Level 5: Optimizing (always improving)
The final stage is not about reaching perfection, but about never settling. Even strong processes can be better, and at Level 5, the organization embraces this idea fully. Continuous improvement becomes part of the culture.
Some companies optimize regularly, while others build it into daily operations. Some improvements are just small updates, while others may involve rethinking an entire process. Feedback is regularly gathered and used. Teams are encouraged to suggest changes and experiment with new ideas. Lessons from past projects are collected and applied to future ones. All these efforts share a steady focus on making things better.
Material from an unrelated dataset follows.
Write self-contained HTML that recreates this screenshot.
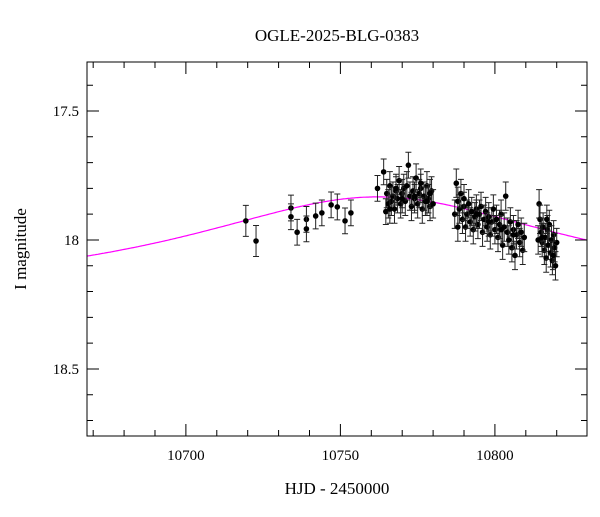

What makes this stage different is that the organization doesn’t wait for problems before taking action. Instead, it looks ahead, studies what might go wrong, and updates processes to prevent issues before they even emerge. This makes mature organizations resilient: they won’t stop adapting, refining, and moving forward.
Key traits:
- Continuous improvement is built into the culture
- Ideas for change come from every level of the organization
- Processes evolve through data, feedback, and innovation
- The company adapts faster than most
Sustaining this level:
Keep this momentum by connecting process improvement to the business strategy. Use insights from operations to inform decisions at the top. Look outside your industry for ideas, and benchmark your performance against leaders. Invest in tools and systems that support tracking, testing, and refining processes. Most of all, keep improvement visible. Celebrate it. Talk about it. Make it part of your identity.
Final thoughts
If you’re at Level 1 or 2 today, especially as a young or growing business, that’s completely normal. But if you’re aiming to scale, now is the time to roll up your sleeves. The important thing is to keep moving. Each level builds on the last, so don’t try to skip ahead. First define your processes, align them across the teams, then measure them, and finally improve them.